Foreign Secretary Liz Truss has today (Tuesday 1 March) launched a first tranche of sanctions against Belarusian individuals and organisations in response to the role the country is playing in Russia’s invasion of Ukraine, including facilitating the invasion from within its borders.
Four senior defence officials and two military enterprises have been sanctioned with immediate effect under the UK’s Russia sanctions regime.
Those sanctioned include the Belarus Chief of the General Staff and First Deputy Minister of Defence, Major General Victor Gulevich. Gulevich is responsible for directing the actions of the Belarusian armed forces, which have supported and enabled the Russian invasion of Ukraine. He has directed joint military exercises with Russia, and consented to the deployment of Russian troops along the border of Belarus with Ukraine, which has directly contributed to Russia’s ability to attack Ukraine, including from positions in Belarus.

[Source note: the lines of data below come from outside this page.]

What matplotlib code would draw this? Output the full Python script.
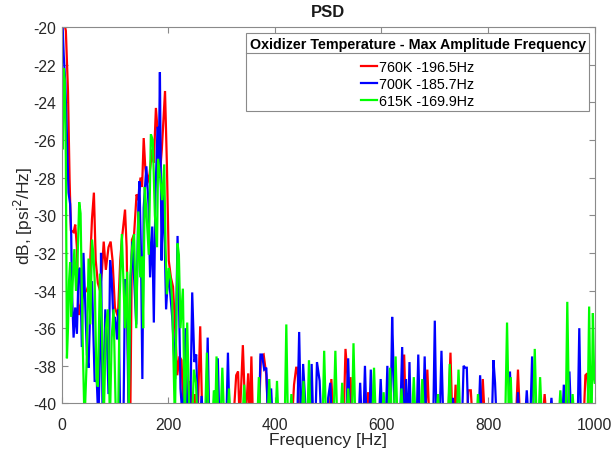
import numpy as np
import matplotlib
matplotlib.use("Agg")
import matplotlib.pyplot as plt
from matplotlib.lines import Line2D

# ---------------- data (frequency Hz, PSD dB) ----------------
labels = ["760K -196.5Hz", "700K -185.7Hz", "615K -169.9Hz"]
legend_title = "Oxidizer Temperature - Max Amplitude Frequency"

psd_760K = [
    (0, -19), (3, -19.5), (8, -20.2), (12, -23.4), (15, -28.1), (17.5, -30.8), (22.5, -30.9),
    (25.6, -30.5), (28.7, -31.7), (32, -35.3), (35, -34.9), (40, -34.2), (47, -34), (52, -33.6),
    (57, -30.2), (60.6, -28.8), (64, -32.4), (68, -33.6), (72, -34), (75.6, -33), (79, -31.4),
    (83, -32.9), (88, -31.7), (92, -31.4), (95.6, -32.4), (100, -34.9), (105.6, -35.4), (110, -32.4),
    (113, -31.3), (119, -29.7), (122, -31.7), (125.6, -39.5), (128.8, -41), (132, -31.3), (136, -31),
    (140.6, -28.9), (144, -29.2), (148, -28), (151, -28.5), (154, -25.9), (157, -27.5), (161, -28.3),
    (165, -27.8), (170, -26.5), (173, -27.2), (176.9, -24.3), (180.6, -25.7), (184, -28), (188, -26.5),
    (194, -23.4), (197.5, -27.3), (201, -32.4), (205, -33.3), (209, -33.8), (213, -36), (217, -38.5),
    (221, -37.5), (225, -37.7), (229, -41), (233, -38.3), (237, -41), (241, -38.8), (245, -41),
    (250, -39.5), (255, -41), (260, -35.9), (264, -41),
    (322, -41), (327.5, -38.5), (331, -38.3), (334, -41), (340, -36.9), (345, -41), (350, -38.4),
    (353, -41), (356, -37.5), (359, -41), (370, -41), (373.8, -37.5), (379, -37.4), (384, -38.5),
    (388, -41), (432, -41), (436, -39), (440, -38.1), (442.5, -38.1), (446, -41), (502, -41),
    (506, -38.7), (510, -41), (529, -41), (532.5, -37.1), (536, -38.5), (539, -41), (542, -38.6),
    (545, -41), (571, -41), (575, -39.4), (579, -41), (639, -41), (642.5, -37.4), (646, -41),
    (682, -41), (686, -38.2), (690, -41), (725, -41), (729.4, -37.3), (733, -41), (736, -41),
    (739, -39), (742, -41), (760, -41), (763, -39.3), (767.5, -39.3), (771, -41), (786, -41),
    (790, -38.7), (794, -41), (852, -41), (856, -38.2), (860, -41), (902, -41), (906, -39.5),
    (910, -41), (979, -41), (982.5, -38.5), (986, -38.4), (990, -41), (1000, -41),
]

psd_700K = [
    (0, -19.5), (2, -20), (4, -21.5), (7, -23), (10, -25.8), (13, -28.8), (16, -29.4), (18, -31),
    (19.4, -34), (22.5, -36.5), (25.6, -34.9), (28.7, -36.3), (32, -32.9), (35, -32.8), (38, -37),
    (41, -32), (44, -34.4), (47.5, -37.4), (50.6, -38.1), (53.7, -34.9), (57, -33.5), (62, -38.8),
    (66, -38.8), (69, -41), (72.5, -36.6), (74, -32), (77, -41), (82, -35), (85, -36.5), (88, -39.5),
    (91, -32.4), (94, -33.4), (97.5, -35.8), (100.6, -35.4), (104, -36.6), (107, -35), (110, -41),
    (116, -41), (119, -33.4), (122, -33.8), (125.6, -40.5), (129, -34), (132.5, -31.4), (136, -33.3),
    (140, -35.8), (144, -29.4), (146, -28.2), (149, -32.1), (151.5, -38.7), (154, -29.6),
    (159, -27.4), (163, -29.4), (166, -33.3), (170, -30.6), (173, -35.7), (176, -28.9), (180, -25.3),
    (182, -28), (184.4, -22.4), (187.5, -32.4), (190, -28.9), (193.5, -31.5), (196, -35), (200, -33),
    (204, -34.2), (208, -35.6), (213, -38.7), (217.5, -31.1), (220, -34.2), (223, -39.2),
    (227.5, -41), (232.5, -36), (236, -41), (241, -41), (245, -34.1), (249, -37.8), (252.5, -37.4),
    (256, -41), (260, -41), (262.5, -39.6), (266, -41), (271, -41), (274, -36.5), (277, -41),
    (290, -41), (293, -37.6), (296, -41), (309, -41), (312, -37.3), (315, -41), (370, -41),
    (373, -37.4), (376, -37.4), (380, -38.2), (384, -38.1), (387, -41), (390, -41), (393, -39.2),
    (396, -41), (442, -41), (445.6, -36.2), (449, -41), (451, -41), (453, -37.9), (456, -39.5),
    (459, -41), (466, -41), (469, -37.9), (472, -41), (476, -41), (479, -37.8), (484, -38.8),
    (487, -41), (498, -41), (500, -39.7), (504, -38.9), (507, -41), (534, -41), (537.5, -37.6),
    (541, -41), (557, -41), (560, -38.9), (563, -41), (566, -41), (569, -38), (572, -41), (577, -41),
    (580, -38.2), (583, -41), (595, -41), (598.5, -38.7), (602, -41), (608, -41), (611, -38),
    (614, -41), (617, -41), (620, -35.4), (622, -37.5), (625, -41), (635, -41), (638.8, -37),
    (641, -41), (643, -41), (646, -38.7), (649, -41), (650, -41), (652.5, -37.8), (655, -41),
    (666, -41), (669, -37.4), (672, -41), (678, -41), (681, -37.5), (684, -41), (697, -41),
    (700, -35.6), (703, -41), (709, -41), (712.5, -37.2), (716, -41), (731, -41), (734, -39.7),
    (737, -41), (751, -41), (754, -38), (757, -38.1), (760, -38.1), (763, -41), (782, -41),
    (785, -38.5), (788, -41), (807, -41), (810, -37.7), (813, -38.9), (816, -41), (838, -41),
    (841, -38.3), (844, -41), (853, -41), (856, -39.4), (859, -41), (869, -41), (872.5, -39.3),
    (876, -41), (879, -41), (882.5, -37.5), (886, -41), (915, -41), (918.8, -39.7), (922, -41),
    (939, -41), (942, -39), (945, -41), (949, -41), (952.5, -38.3), (956, -41), (968, -41),
    (971, -36), (974, -41), (1000, -41),
]

psd_615K = [
    (0, -21), (2, -26.5), (4, -22.2), (6, -22.8), (8, -27), (10, -37.6), (12, -36), (14, -33.5),
    (16, -32.5), (18, -35.4), (21, -33.5), (24, -31.8), (27, -34), (29.4, -32.9), (33, -29.3),
    (35.6, -29.9), (39.4, -36.5), (43, -41), (47, -37.8), (50.6, -32.3), (54, -35.8), (57, -31.3),
    (59.4, -32), (62, -33.4), (65.6, -38.8), (68, -39.1), (72, -33.1), (75.6, -36), (79, -41),
    (83, -36), (87, -35), (90.6, -41), (94, -36.5), (97.5, -35), (102, -41), (106, -41), (109, -34.3),
    (113, -31), (116, -33.5), (119, -36), (123, -33), (126, -40.5), (129, -33.2), (132.5, -31.7),
    (136, -31), (140, -36), (144, -29.8), (147.5, -33.3), (151, -32.2), (153, -36), (156, -28.5),
    (159, -29.8), (163.5, -32.1), (167.5, -25.7), (171, -26), (175, -30), (179, -31.7), (181, -27),
    (185, -28), (188.5, -29.2), (192.5, -27.3), (195, -31.7), (197.5, -34.2), (201, -32.8),
    (205, -33.5), (207.5, -34.6), (212.5, -41), (217.5, -31.5), (220, -32.1), (223, -36),
    (227.5, -33.9), (231, -41), (235.6, -35.7), (240, -41), (245, -41), (248, -38.2), (252, -38.9),
    (255, -41), (269, -41), (272.5, -37.3), (276, -41), (283, -41), (285.6, -39.3), (288, -41),
    (290.6, -37.5), (294, -41), (298, -41), (301.5, -38.1), (305, -41), (311, -41), (314, -39.2),
    (317, -41), (339, -41), (342.5, -39), (346, -41), (367, -41), (370, -38.6), (373, -41),
    (386, -41), (389.5, -38.7), (393, -41), (401, -41), (404, -38.8), (407, -41), (418.5, -41),
    (421.5, -35.8), (424.5, -41), (428, -41), (431, -39.5), (434, -41), (450, -41), (453.8, -38.8),
    (457, -41), (461, -41), (464, -37.7), (467, -41), (489.5, -41), (492.5, -37.2), (496, -41),
    (510, -41), (513.5, -37.2), (517, -41), (523, -41), (526.3, -38.9), (530, -41), (534, -41),
    (537.5, -39.2), (541, -41), (544.5, -41), (547.5, -36.8), (551, -41), (582.5, -41), (586, -38.1),
    (589.5, -41), (601, -41), (604, -39.4), (607, -41), (612.5, -41), (616, -38.1), (619.5, -41),
    (623, -41), (626.5, -37.5), (630, -41), (634.5, -41), (637.5, -39.2), (640.5, -41), (657, -41),
    (660.6, -38.6), (664, -41), (673, -41), (676.5, -38.7), (680, -41), (702.5, -41), (706, -39.5),
    (709.5, -41), (724.5, -41), (728, -37.9), (731, -41), (741, -41), (744.5, -38.2), (748, -41),
    (778, -41), (781, -39.5), (784, -41), (832, -41), (835.5, -35.7), (839, -41), (840, -41),
    (842.5, -38.6), (845, -41), (884, -41), (887.5, -37.1), (891, -41), (894.5, -41), (897.5, -38.6),
    (901, -41), (932, -41), (935.5, -39.3), (939, -41), (945.5, -41), (948.5, -34.6), (952, -41),
    (955.5, -41), (958.5, -39.5), (962, -41), (986.5, -41), (989.5, -34.85), (992.5, -41),
    (994, -41), (996.5, -35.2), (999, -38.7), (1000, -38.9),
]

series = [psd_760K, psd_700K, psd_615K]
colors = ["#ff0000", "#0000ff", "#00ff00"]

x_ticks = [0, 200, 400, 600, 800, 1000]
y_ticks = [-40, -38, -36, -34, -32, -30, -28, -26, -24, -22, -20]

# ---------------- figure ----------------
plt.rcParams["font.family"] = ["Liberation Sans", "DejaVu Sans"]
fig = plt.figure(figsize=(6.11, 4.52), dpi=100)
ax = fig.add_axes([0.1008, 0.1051, 0.8726, 0.8330])

for pts, c, lab in zip(series, colors, labels):
    arr = np.array(pts, dtype=float)
    ax.plot(arr[:, 0], arr[:, 1], color=c, lw=1.6, label=lab, solid_joinstyle="miter")

ax.set_xlim(0, 1000)
ax.set_ylim(-40, -20)
ax.set_xticks(x_ticks)
ax.set_yticks(y_ticks)
ax.set_xticklabels([str(t) for t in x_ticks])
ax.set_yticklabels([str(t) for t in y_ticks])

spine_col = "#8a8a8a"
for s in ax.spines.values():
    s.set_color(spine_col)
    s.set_linewidth(0.8)
ax.tick_params(direction="in", length=4.5, width=0.8, color=spine_col,
               top=True, right=True, labelsize=11.3, labelcolor="#262626")
ax.tick_params(axis="x", pad=10)
ax.tick_params(axis="y", pad=4)

ax.set_xlabel("Frequency [Hz]", fontsize=12.5, color="#262626", labelpad=0)
ax.set_ylabel("dB, [psi$^2$/Hz]", fontsize=12.5, color="#262626", labelpad=-1.5)
ax.set_title("PSD", fontsize=12, fontweight="bold", color="#1a1a1a", pad=8)

leg = ax.legend(loc="upper right", bbox_to_anchor=(0.9897, 0.983), borderaxespad=0,
                title=legend_title, title_fontproperties={"weight": "bold", "size": 10.3},
                fontsize=10.3, fancybox=False, framealpha=1, edgecolor="#8a8a8a",
                handlelength=1.1, handletextpad=0.1, labelspacing=0.2, borderpad=0.25)
leg.get_frame().set_linewidth(0.8)
# extra gap between legend title and entries (MATLAB style)
leg._legend_box.sep = 6.5

# separator line under legend title (MATLAB style)
fig.canvas.draw()
fb = leg.get_frame().get_window_extent()
tb = leg.get_title().get_window_extent()
inv = fig.transFigure.inverted()
yline = tb.y0 - 2
(x0f, yf), (x1f, _) = inv.transform([(fb.x0, yline), (fb.x1, yline)])
fig.add_artist(Line2D([x0f, x1f], [yf, yf], color="#8a8a8a", lw=0.8, transform=fig.transFigure))

fig.savefig("out.png", dpi=100)
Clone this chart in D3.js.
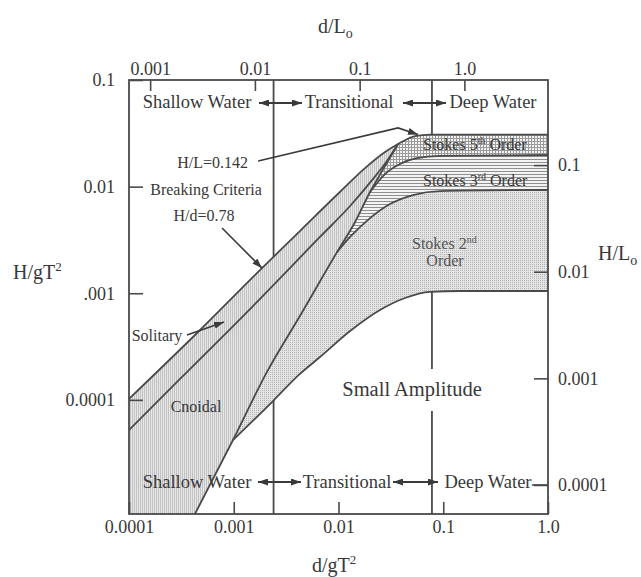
<!DOCTYPE html>
<html><head><meta charset="utf-8">
<script src="https://cdn.jsdelivr.net/npm/d3@7"></script>
<style>body{margin:0;background:#fff}</style>
</head><body>
<svg id="c" width="641" height="577"></svg>
<script>
// ---- data (d/gT^2 , H/gT^2) ----
const breakingD = [1e-4, 4.77e-4, 1.86e-3, 4.28e-3, 1.03e-2, 1.79e-2, 2.78e-2, 3.70e-2, 5.37e-2, 7.48e-2, 1];
const breakingH = [1.02e-4, 4.52e-4, 1.72e-3, 3.83e-3, 8.9e-3, 1.49e-2, 2.11e-2, 2.51e-2, 2.98e-2, 3.08e-2, 3.08e-2];
const solitaryD = [1e-4, 3.07e-4, 1.43e-3, 6.65e-3, 1.29e-2, 2.09e-2, 2.90e-2, 3.70e-2];
const solitaryH = [5.21e-5, 1.57e-4, 7.11e-4, 3.37e-3, 6.58e-3, 1.15e-2, 1.74e-2, 2.51e-2];
const ursellD = [4.26e-4, 9.84e-4, 2.07e-3, 4.28e-3, 9.68e-3, 1.44e-2, 2.00e-2, 2.78e-2, 3.70e-2];
const ursellH = [8.5e-6, 4.20e-5, 1.82e-4, 6.11e-4, 2.43e-3, 4.66e-3, 8.9e-3, 1.56e-2, 2.51e-2];
const linearD = [9.84e-4, 2.37e-3, 4.28e-3, 6.65e-3, 1.29e-2, 2.49e-2, 4.31e-2, 7.48e-2, 0.1445, 1];
const linearH = [4.20e-5, 9.75e-5, 1.75e-4, 2.52e-4, 4.42e-4, 6.96e-4, 9.02e-4, 1.03e-3, 1.05e-3, 1.05e-3];
const stokes23D = [9.68e-3, 1.29e-2, 2.00e-2, 3.10e-2, 5.14e-2, 9.31e-2, 1];
const stokes23H = [2.43e-3, 3.37e-3, 5.07e-3, 6.87e-3, 8.34e-3, 9.09e-3, 9.3e-3];
const stokes35D = [2.00e-2, 2.78e-2, 3.86e-2, 5.61e-2, 9.31e-2, 1];
const stokes35H = [8.9e-3, 1.31e-2, 1.63e-2, 1.85e-2, 1.94e-2, 1.98e-2];
const shallowLimit = 0.0024, deepLimit = 0.078;
const xDomain = [1e-4, 1], yDomain = [8.5e-6, 0.1];
const bottomTicks = [0.0001, 0.001, 0.01, 0.1, 1], bottomLabels = ["0.0001", "0.001", "0.01", "0.1", "1.0"];
const leftTicks = [0.1, 0.01, 0.001, 0.0001], leftLabels = ["0.1", "0.01", ".001", "0.0001"];
const topTicks = [0.001, 0.01, 0.1, 1], topLabels = ["0.001", "0.01", "0.1", "1.0"];
const rightTicks = [0.1, 0.01, 0.001, 0.0001], rightLabels = ["0.1", "0.01", "0.001", "0.0001"];
// annotation leader points (d/gT^2, H/gT^2)
const hdArrow = [[7.73e-4, 4.09e-3], [1.86e-3, 1.72e-3]];
const hlArrow = [[1.71e-3, 1.74e-2], [3.70e-2, 3.55e-2], [5.74e-2, 3.08e-2]];
const solArrow = [[3.58e-4, 4.06e-4], [8.07e-4, 5.37e-4]];

const zip = (a, b) => a.map((v, i) => [v, b[i]]);
const TAU = 2 * Math.PI;
const L = 129, R = 548, T = 80, B = 514;
const x = d3.scaleLog().domain(xDomain).range([L, R]);
const y = d3.scaleLog().domain(yDomain).range([B, T]);
const xTop = d3.scaleLog().domain(xDomain.map(v => v * TAU)).range([L, R]);
const yRight = d3.scaleLog().domain(yDomain.map(v => v * TAU)).range([B, T]);

const svg = d3.select("#c");
const ink = "#4a4a4a", txt = "#383838", FONT = "'Liberation Serif','Times New Roman',serif";
svg.append("rect").attr("width", 641).attr("height", 577).attr("fill", "#fff");

const defs = svg.append("defs");
function pat(id, w, h, bg, rects) {
  const p = defs.append("pattern").attr("id", id).attr("width", w).attr("height", h).attr("patternUnits", "userSpaceOnUse");
  p.append("rect").attr("width", w).attr("height", h).attr("fill", bg);
  rects.forEach(r => p.append("rect").attr("x", r[0]).attr("y", r[1]).attr("width", r[2]).attr("height", r[3]).attr("fill", r[4]));
}
pat("pv", 2, 2, "#e6e6e6", [[0, 0, 1, 2, "#c2c2c2"]]);
pat("pd", 2, 2, "#e4e4e4", [[0, 0, 1, 1, "#b4b4b4"]]);
pat("ph", 3, 3, "#f3f3f3", [[0, 0, 3, 1, "#8f8f8f"]]);
pat("pg", 3, 3, "#f3f3f3", [[0, 0, 3, 1, "#9a9a9a"], [0, 0, 1, 3, "#9a9a9a"]]);
const mk = defs.append("marker").attr("id", "ah").attr("viewBox", "0 0 10 7").attr("refX", 10).attr("refY", 3.5)
  .attr("markerWidth", 10).attr("markerHeight", 7).attr("markerUnits", "userSpaceOnUse").attr("orient", "auto-start-reverse");
mk.append("path").attr("d", "M0,0L10,3.5L0,7Z").attr("fill", "#3a3a3a");

const line = d3.line().x(d => x(d[0])).y(d => y(d[1])).curve(d3.curveMonotoneX);
const breaking = zip(breakingD, breakingH), solitary = zip(solitaryD, solitaryH), ursell = zip(ursellD, ursellH);
const linear = zip(linearD, linearH), s23 = zip(stokes23D, stokes23H), s35 = zip(stokes35D, stokes35H);
const uTop = ursell[ursell.length - 1];

function clip(id, d) { defs.append("clipPath").attr("id", id).append("path").attr("d", d); }
clip("below", line(breaking) + `L${R},${B}L${L},${B}Z`);
clip("leftU", line(ursell) + `L${x(uTop[0])},${T}L${L},${T}L${L},${B}Z`);
clip("rightU", line(ursell) + `L${x(uTop[0])},${T}L${R},${T}L${R},${B}Z`);
const above = c => line(c) + `L${R},${T}L${x(c[0][0])},${T}Z`;

// limit lines (hidden under fills)
[shallowLimit, deepLimit].forEach(v => svg.append("line").attr("x1", x(v)).attr("x2", x(v)).attr("y1", T).attr("y2", B)
  .attr("stroke", ink).attr("stroke-width", 1.8));

// fills
const g1 = svg.append("g").attr("clip-path", "url(#below)").append("g").attr("clip-path", "url(#leftU)");
g1.append("rect").attr("x", L).attr("y", T).attr("width", R - L).attr("height", B - T).attr("fill", "url(#pv)");
const g2 = svg.append("g").attr("clip-path", "url(#below)").append("g").attr("clip-path", "url(#rightU)");
g2.append("path").attr("d", above(linear)).attr("fill", "url(#pd)");
g2.append("path").attr("d", above(s23)).attr("fill", "url(#ph)");
g2.append("path").attr("d", above(s35)).attr("fill", "url(#pg)");

// curves
[breaking, solitary, ursell, linear, s23, s35].forEach(c => svg.append("path").attr("d", line(c))
  .attr("fill", "none").attr("stroke", ink).attr("stroke-width", 1.8));

// small amplitude label with white backing
svg.append("rect").attr("x", 336).attr("y", 369).attr("width", 154).attr("height", 42).attr("fill", "#fff");

// frame
svg.append("rect").attr("x", L).attr("y", T).attr("width", R - L).attr("height", B - T)
  .attr("fill", "none").attr("stroke", ink).attr("stroke-width", 1.8);

// axes
function styleAxis(g) {
  g.select(".domain").remove();
  g.selectAll(".tick line").attr("stroke", ink).attr("stroke-width", 1.6);
  g.selectAll(".tick text").attr("fill", txt).style("font-family", FONT).style("font-size", "18px");
}
svg.append("g").attr("transform", `translate(0,${B})`)
  .call(d3.axisBottom(x).tickValues(bottomTicks).tickFormat((d, i) => bottomLabels[i]).tickSize(-12).tickPadding(6)).call(styleAxis);
svg.append("g").attr("transform", `translate(${L},0)`)
  .call(d3.axisLeft(y).tickValues(leftTicks).tickFormat((d, i) => leftLabels[i]).tickSize(-14).tickPadding(14)).call(styleAxis);
svg.append("g").attr("transform", `translate(0,${T})`)
  .call(d3.axisTop(xTop).tickValues(topTicks).tickFormat((d, i) => topLabels[i]).tickSize(-11).tickPadding(5)).call(styleAxis);
svg.append("g").attr("transform", `translate(${R},0)`)
  .call(d3.axisRight(yRight).tickValues(rightTicks).tickFormat((d, i) => rightLabels[i]).tickSize(-14).tickPadding(10)).call(styleAxis);

// text helper
function label(xp, yp, s, size, anchor) {
  return svg.append("text").attr("x", xp).attr("y", yp).attr("text-anchor", anchor || "middle")
    .attr("fill", txt).style("font-family", FONT).style("font-size", size + "px").text(s);
}
function sup(t, s, size, dy) { t.append("tspan").attr("dy", dy).style("font-size", size + "px").text(s); return t; }

// axis titles
let t = label(318, 33, "d/L", 20, "start"); sup(t, "o", 14, 5);
t = label(13, 279, "H/gT", 20, "start"); sup(t, "2", 13, -8);
t = label(598, 260, "H/L", 20, "start"); sup(t, "o", 14, 5);
t = label(312, 572, "d/gT", 20, "start"); sup(t, "2", 13, -8);

// region labels
label(197, 108, "Shallow Water", 18.5); label(349, 108, "Transitional", 18.5); label(493, 108, "Deep Water", 18.5);
label(197, 488, "Shallow Water", 18.5); label(347, 488, "Transitional", 18.5); label(488, 488, "Deep Water", 18.5);
const arr = (x1, x2, yy) => svg.append("line").attr("x1", x1).attr("x2", x2).attr("y1", yy).attr("y2", yy)
  .attr("stroke", "#3a3a3a").attr("stroke-width", 1.8).attr("marker-start", "url(#ah)").attr("marker-end", "url(#ah)");
arr(259, 302, 103); arr(403, 446, 103); arr(258, 301, 482); arr(393, 438, 482);
svg.append("line").attr("x1", 532).attr("x2", R).attr("y1", yRight(0.0001)).attr("y2", yRight(0.0001)).attr("stroke", ink).attr("stroke-width", 1.6);

label(412, 396, "Small Amplitude", 20.5);
t = label(423, 150, "Stokes 5", 16, "start"); sup(t, "th", 10, -6); t.append("tspan").attr("dy", 6).text(" Order");
t = label(423, 186, "Stokes 3", 16, "start"); sup(t, "rd", 10, -6); t.append("tspan").attr("dy", 6).text(" Order");
t = label(412, 249, "Stokes 2", 16, "start").attr("fill", "#555"); sup(t, "nd", 10, -6);
label(445, 266, "Order", 16).attr("fill", "#555");
label(248, 168, "H/L=0.142", 16, "end");
label(206, 195, "Breaking Criteria", 16);
label(204, 221, "H/d=0.78", 16);
label(157, 341, "Solitary", 16);
label(196, 412, "Cnoidal", 16);

// leaders
const pl = d3.line().x(d => x(d[0])).y(d => y(d[1]));
svg.append("path").attr("d", pl(hlArrow)).attr("fill", "none").attr("stroke", "#3a3a3a").attr("stroke-width", 1.6).attr("marker-end", "url(#ah)");
svg.append("path").attr("d", d3.line().x(d => x(d[0])).y(d => y(d[1])).curve(d3.curveBundle.beta(0.9))(hdArrow))
  .attr("fill", "none").attr("stroke", "#3a3a3a").attr("stroke-width", 1.6).attr("marker-end", "url(#ah)");
svg.append("path").attr("d", pl(solArrow)).attr("fill", "none").attr("stroke", "#3a3a3a").attr("stroke-width", 1.6).attr("marker-end", "url(#ah)");
</script>
</body></html>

The other sanctioned individuals are Major General Andrei Burdyko, Deputy Minister of Defence for Logistics and Chief of Logistics of the Belarusian Armed Forces; Deputy Minister of Defence for Armament and Chief of Armament of the Belarusian Armed Forces, Major General Sergei Simonenko; and Deputy Minister of Defence, Major General Andrey Zhuk.
Also sanctioned are state enterprises JSC 558 Aircraft Repair Plant and JSC Integral, a military semi-conductor manufacturer. JSC 558 provides maintenance and servicing to military aircraft at Baranovichi air base, from which Russian aircraft operated as part of the invasion.
Individuals will be unable to travel to the UK and any UK-based assets will be frozen.
Foreign Secretary Liz Truss said:
We are inflicting economic pain on Putin and those closest to him. We will not rest until Ukraine’s sovereignty and territorial integrity is restored.
The Lukashenko regime actively aids and abets Russia’s illegal invasion and will be made to feel the economic consequences for its support for Putin.
There will be nowhere to hide. Nothing – and no one – is off the table.
These sanctions follow two pieces of legislation laid by the Foreign Secretary yesterday (Monday 28 February) to prevent designated Russian banks from being able to transact any payments in sterling and have correspondent banking relationships with UK-based banks, and to ban a range of exports critical to the maintenance and development of Russia’s military-industrial complex and strategic interests.
The first will be used immediately to designate Russia’s biggest bank, Sberbank, in effect cutting the bank out of the UK’s financial markets. The second, which is being enacted in close alignment with the US, EU and other partners, will collectively cut off much of Russia’s high-tech imports, constraining Russia’s military-industrial and technological capabilities for years to come.